In light of the challenging environment, President and CEO William Johnson said that the company continues to cut costs, including the consolidation of RV operations in Indiana and closure of two MH facilities during the quarter.
The Pembroke Pines, Fla.,-based company reported a third-quarter net loss of $1.9 million compared with a net loss of $407,290 a year ago. Sales fell 17% to $9.3 million from $11.2 million.
For the nine months, the net loss was $1.9 million compared with a net loss of $142,721 the previous year. Decorator noted that results included a one time pre-tax charge of $1.4 million related to the closing of certain facilities and the impairment of assets. Sales during the period were $32.4 million, representing a decline of 10% from $36.2 million the year prior.
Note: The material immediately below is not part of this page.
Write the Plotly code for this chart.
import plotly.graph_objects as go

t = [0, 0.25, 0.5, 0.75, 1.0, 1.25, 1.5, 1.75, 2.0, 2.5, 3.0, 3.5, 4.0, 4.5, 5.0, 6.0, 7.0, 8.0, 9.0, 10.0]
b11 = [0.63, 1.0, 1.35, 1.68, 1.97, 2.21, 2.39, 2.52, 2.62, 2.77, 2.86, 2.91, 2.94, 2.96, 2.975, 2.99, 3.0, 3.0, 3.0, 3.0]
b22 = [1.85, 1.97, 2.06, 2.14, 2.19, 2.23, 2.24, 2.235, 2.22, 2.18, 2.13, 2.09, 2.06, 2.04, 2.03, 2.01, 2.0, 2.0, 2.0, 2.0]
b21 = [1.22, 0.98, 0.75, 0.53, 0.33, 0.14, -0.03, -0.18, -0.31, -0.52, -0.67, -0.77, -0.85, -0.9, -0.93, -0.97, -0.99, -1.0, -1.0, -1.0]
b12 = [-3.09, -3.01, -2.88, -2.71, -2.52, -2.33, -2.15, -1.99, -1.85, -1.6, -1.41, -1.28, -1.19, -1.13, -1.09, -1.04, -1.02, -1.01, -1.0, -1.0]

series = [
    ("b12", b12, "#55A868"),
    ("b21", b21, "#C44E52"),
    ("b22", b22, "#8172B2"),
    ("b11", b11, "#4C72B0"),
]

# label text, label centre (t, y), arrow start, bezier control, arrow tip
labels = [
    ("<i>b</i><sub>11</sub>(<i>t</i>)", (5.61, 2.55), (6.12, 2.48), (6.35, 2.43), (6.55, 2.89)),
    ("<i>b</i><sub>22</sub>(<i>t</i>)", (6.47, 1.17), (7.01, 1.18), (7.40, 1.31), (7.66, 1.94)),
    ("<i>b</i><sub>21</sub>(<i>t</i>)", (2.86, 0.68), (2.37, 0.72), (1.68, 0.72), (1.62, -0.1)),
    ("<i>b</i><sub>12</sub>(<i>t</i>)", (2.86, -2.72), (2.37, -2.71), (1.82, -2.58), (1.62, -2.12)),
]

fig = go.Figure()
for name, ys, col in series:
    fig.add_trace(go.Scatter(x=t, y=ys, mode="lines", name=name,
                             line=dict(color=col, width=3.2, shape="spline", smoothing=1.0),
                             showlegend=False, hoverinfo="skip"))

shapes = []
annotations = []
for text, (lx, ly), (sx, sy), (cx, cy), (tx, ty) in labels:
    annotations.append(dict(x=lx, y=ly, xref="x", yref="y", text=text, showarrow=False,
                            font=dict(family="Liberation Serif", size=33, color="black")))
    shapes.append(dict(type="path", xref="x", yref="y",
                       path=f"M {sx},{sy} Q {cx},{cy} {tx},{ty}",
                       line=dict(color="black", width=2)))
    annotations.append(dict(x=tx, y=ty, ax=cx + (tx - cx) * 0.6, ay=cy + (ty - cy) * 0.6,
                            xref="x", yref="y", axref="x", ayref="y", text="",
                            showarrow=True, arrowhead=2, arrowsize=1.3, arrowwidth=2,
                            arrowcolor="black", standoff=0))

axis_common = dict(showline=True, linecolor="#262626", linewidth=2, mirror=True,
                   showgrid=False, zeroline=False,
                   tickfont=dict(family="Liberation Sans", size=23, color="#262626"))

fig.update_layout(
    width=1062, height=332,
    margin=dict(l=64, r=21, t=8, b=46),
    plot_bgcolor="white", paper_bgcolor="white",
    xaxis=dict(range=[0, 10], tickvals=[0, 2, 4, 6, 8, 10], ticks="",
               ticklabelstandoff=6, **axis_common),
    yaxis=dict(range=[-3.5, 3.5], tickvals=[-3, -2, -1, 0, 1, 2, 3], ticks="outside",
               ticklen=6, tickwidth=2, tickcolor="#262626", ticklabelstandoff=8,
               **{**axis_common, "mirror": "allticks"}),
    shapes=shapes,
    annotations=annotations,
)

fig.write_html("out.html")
RV sales decreased 61% to $2.3 million in the third quarter compared with $6.1 million a year ago while RV revenue for the nine months decreased 43% to $11.7 million.
“The MH and RV industries saw an immediate impact from this instability in the lack of funding for both the manufacturers as well as retail sales outlets,” Johnson said, adding that sales in the hospitality sector improved.
Looking forward, Johnson said that the firm is “prepared to take whatever actions necessary to strengthen the company’s financial position in an effort to grow the business and return the company to profitability.”